Failover concept

The failover concept is about ensuring the availability of the Node Controller.

If the connection of any Working Node to the Node Controller is interrupted, the failover is triggered. Note: See also section Graceful Shutdown of the Node Controller below.

If this Working Node can still reach the externalURL (see parameter below), then it becomes the new Node Controller and all remaining Working Nodes connect to it after the new Node Controller informs them of its new role.

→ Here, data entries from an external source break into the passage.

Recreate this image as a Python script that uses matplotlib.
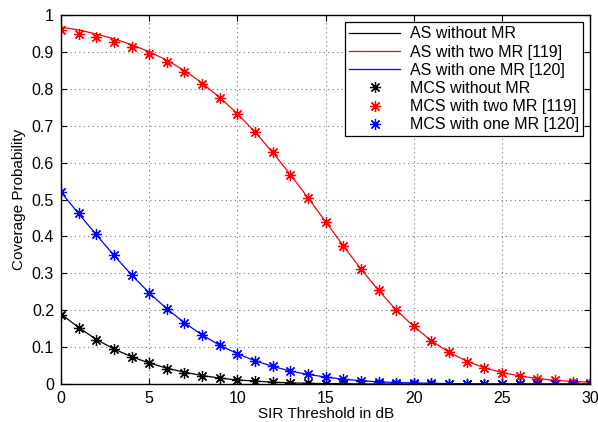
import numpy as np
from matplotlib import pyplot as plt

plt.rcParams['font.family'] = ['Liberation Sans', 'DejaVu Sans']

sir_db = np.arange(0, 31)

# analytic curves (AS)
as_no_mr = [0.190, 0.153, 0.121, 0.095, 0.074, 0.057, 0.043, 0.032, 0.023, 0.016,
            0.011, 0.008, 0.005, 0.003, 0.002, 0.001, 0.001, 0.0, 0.0, 0.0,
            0.0, 0.0, 0.0, 0.0, 0.0, 0.0, 0.0, 0.0, 0.0, 0.0, 0.0]
as_two_mr = [0.968, 0.960, 0.949, 0.936, 0.920, 0.901, 0.878, 0.850, 0.816, 0.777,
             0.733, 0.683, 0.628, 0.568, 0.505, 0.440, 0.375, 0.312, 0.254, 0.201,
             0.156, 0.117, 0.086, 0.062, 0.044, 0.031, 0.022, 0.015, 0.010, 0.007, 0.005]
as_one_mr = [0.520, 0.462, 0.405, 0.349, 0.296, 0.247, 0.204, 0.166, 0.133, 0.105,
             0.082, 0.063, 0.048, 0.035, 0.026, 0.019, 0.013, 0.009, 0.006, 0.004,
             0.003, 0.002, 0.001, 0.001, 0.0, 0.0, 0.0, 0.0, 0.0, 0.0, 0.0]

# simulation points (MCS)
mcs_no_mr = [0.187, 0.153, 0.120, 0.095, 0.074, 0.056, 0.042, 0.031, 0.023, 0.016,
             0.011, 0.008, 0.005, 0.003, 0.002, 0.001, 0.001, 0.0, 0.0, 0.0,
             0.0, 0.0, 0.0, 0.0, 0.0, 0.0, 0.0, 0.0, 0.0, 0.0, 0.0]
mcs_two_mr = [0.960, 0.950, 0.940, 0.928, 0.913, 0.895, 0.872, 0.846, 0.813, 0.775,
              0.732, 0.682, 0.628, 0.568, 0.505, 0.440, 0.375, 0.312, 0.254, 0.200,
              0.156, 0.117, 0.086, 0.061, 0.044, 0.031, 0.022, 0.014, 0.010, 0.006, 0.004]
mcs_one_mr = [0.520, 0.463, 0.406, 0.349, 0.296, 0.247, 0.204, 0.166, 0.133, 0.105,
              0.082, 0.062, 0.048, 0.035, 0.028, 0.020, 0.013, 0.008, 0.006, 0.004,
              0.003, 0.002, 0.001, 0.001, 0.001, 0.0, 0.0, 0.0, 0.0, 0.0, 0.0]

fig = plt.figure(figsize=(5.98, 4.22), dpi=100)
ax = fig.add_axes([0.102, 0.090, 0.885, 0.874])

ax.plot(sir_db, as_no_mr, color='k', lw=0.9, label='AS without MR')
ax.plot(sir_db, as_two_mr, color='r', lw=0.9, label='AS with two MR [119]')
ax.plot(sir_db, as_one_mr, color='b', lw=0.9, label='AS with one MR [120]')

star = (8, 2, 0)
ax.plot(sir_db, mcs_no_mr, ls='none', marker=star, ms=8, mew=0.9, color='k', label='MCS without MR')
ax.plot(sir_db, mcs_two_mr, ls='none', marker=star, ms=8, mew=0.9, color='r', label='MCS with two MR [119]')
ax.plot(sir_db, mcs_one_mr, ls='none', marker=star, ms=8, mew=0.9, color='b', label='MCS with one MR [120]')

ax.set_xlim(0, 30)
ax.set_ylim(0, 1)
ax.set_xticks(np.arange(0, 31, 5))
ax.set_yticks(np.arange(0, 1.01, 0.1))
ax.set_yticklabels(['0', '0.1', '0.2', '0.3', '0.4', '0.5', '0.6', '0.7', '0.8', '0.9', '1'])
ax.grid(True, ls=(0, (1, 3)), color='0.45', lw=0.8)
ax.tick_params(direction='in', top=True, right=True, labelsize=11.5, length=4, pad=5)
for s in ax.spines.values():
    s.set_linewidth(1.0)

ax.set_xlabel('SIR Threshold in dB', fontsize=11, labelpad=1)
ax.set_ylabel('Coverage Probability', fontsize=11, labelpad=4)

leg = ax.legend(loc='upper right', fontsize=11.5, fancybox=False, framealpha=1,
                edgecolor='k', borderaxespad=0.45, handlelength=3.2, labelspacing=0.2,
                borderpad=0.25, handletextpad=0.6)
leg.get_frame().set_linewidth(0.9)

fig.savefig('out.png', dpi=100)
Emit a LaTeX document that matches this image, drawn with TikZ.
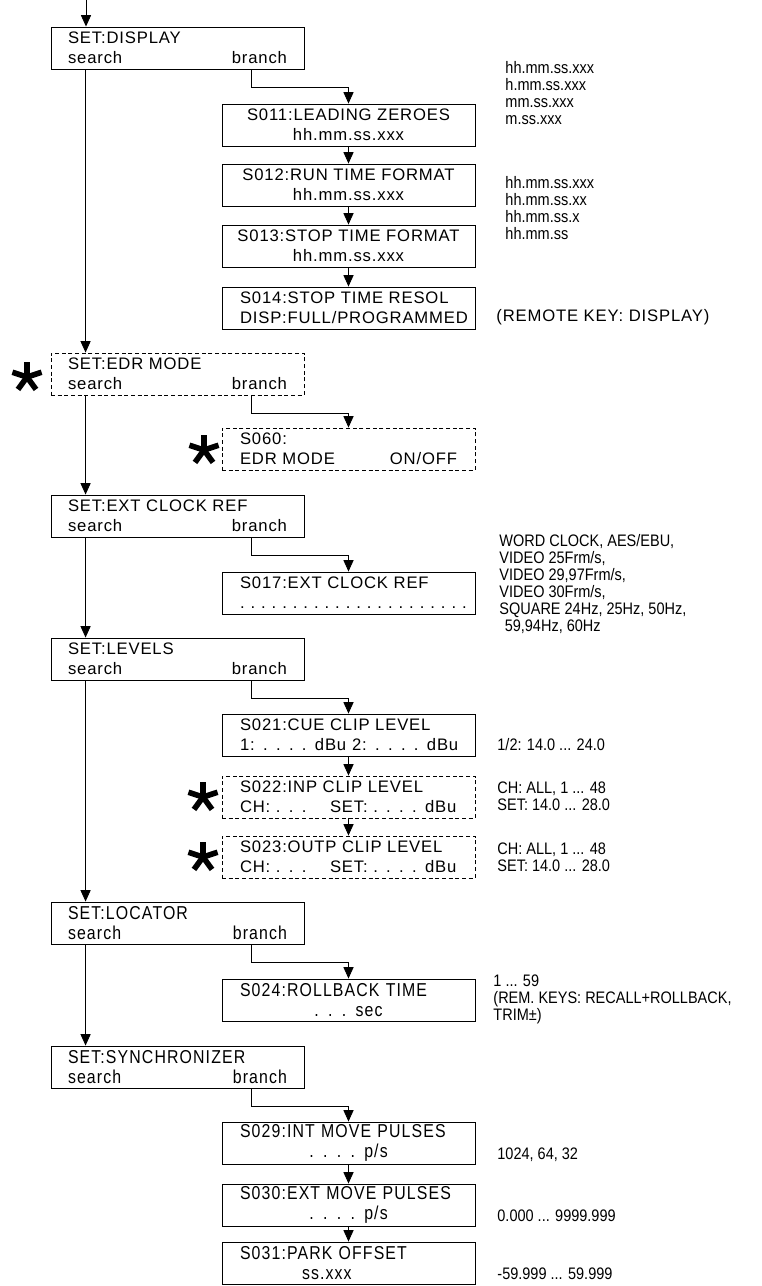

If this Working Node cannot reach the externalURL, then the next Node in the priority hierarchy becomes the new Node Controller.

Configuration


Each Lobster_data instance knows both the Internet address and the failover priority of all other Lobster_data instances. This ensures that each instance can autonomously reorganise itself in a failover case. This information is read from the configuration files ./etc/startup.xml and ./etc/admin/datawizard/lb_nodes.properties when a Lobster_data instance is started. The relevant content of these files is replicated by the Node Controller to the Working Nodes when they log into the load balancing network (i.e. you only have to maintain the files on the Node Controller).

File "startup.xml"

To activate the failover mechanism, the following entry in configuration file ./etc/startup.xml has to exist.


<Call name="enableFailOver">
<Arg>
<New class="com.ebd.hub.datawizard.app.loadbalance.failover.Configuration">
<Set name="port">2320</Set>
<Set name="heartbeat">500</Set>
<Set name="externalURL">https://www.google.de</Set>
<Set name="maxPingRetry">5</Set>
<Set name="timeout">1200</Set>
</New>
</Arg>
</Call>


Following the meaning of the parameters. A regular ping (heartbeat) is executed from the Working Nodes to the Node Controller. If an error occurs, a certain number of further pings (maxPingRetry) are executed again with a certain waiting time (timeout) in between. If these pings also fail, the failover is triggered.


Parameter

Description

port

The port on which the 'ping' messages are exchanged.

heartbeat

Sets the frequency of the pings in milliseconds.

externalURL

Must be a reachable HTTP(S) URL that allows the Working Nodes to verify whether they are disconnected from the network or the Node Controller. A Working Node can only become the new Node Controller if it can reach the externalURL.

maxPingRetry

Number of further ping attempts after a ping failure until failover is triggered in case of further failures. Default: 3 .

timeout

The waiting time used for ping attempts after a ping error (maxPingRetry) instead of the normal ping frequency (heartbeat).

File "lb_nodes.properties"

The configuration file ./etc/admin/datawizard/lb_nodes.properties contains the respective host address and the MessageService port of the Lobster_data instances (Working Nodes and Node Controllers) involved in the load balancing. The key is the name of the instance as specified in the respective configuration file ./etc/factory.xml in element id. Note: See also section Structure of a Properties File (note the backslash before the colon in the following example file).


# define all working nodes by IP:Port that are licensed - must be the factory name as key
#
# e.g.
WorkNode2=192.168.132.56:8020
WorkNode1=192.168.132.55:8020
NodeContr2=192.168.132.54:8020
NodeContr1=192.168.132.53:8020
WorkNode3=192.168.132.57:8020

Functional principle


  • There is always exactly one active Node Controller.

  • The number of Working Nodes is unlimited and can be changed at any time.

  • In principle, each Working Node (by license and configuration) can be in working mode as well as in controller mode. The modes can change during operation.

  • Node Controllers (by license and configuration) can only be in controller mode.

  • Always the last Node Controller that goes online is the active Node Controller. Old Node Controllers shut down unless they previously were a Working Node by license and configuration. In this case, it changes back to a Working Node and does not shut down.

  • Changing the operation mode of a node can occur automatically due to a detected failover, or it can be explicitly initiated by the user (in the Control Center or via HTTP).

  • A valid operating state with a Node Controller and Working Node(s) must be reached at least once (at startup), because stand-alone Working Nodes receive their setup from the Node Controller at startup.

Deactivating SAP RequestListener


See section SAP RequestListener in Load Balance Failover.

Failure of the primary DMZ server


See section DMZ Cluster.

Graceful shutdown of the Node Controller


If you shut down the Node Controller regularly yourself, a signal is normally sent to the Working Nodes so that they do not interpret the shutdown as a failure.

However, if you want that this signal is not sent and thus a failover is triggered, you can create the file "nc_suppress_shutdown" in the installation directory of the Node Controller.

This file is not deleted. This file only works on the configured Node Controller and not on a Working Node that has assumed the Node Controller role.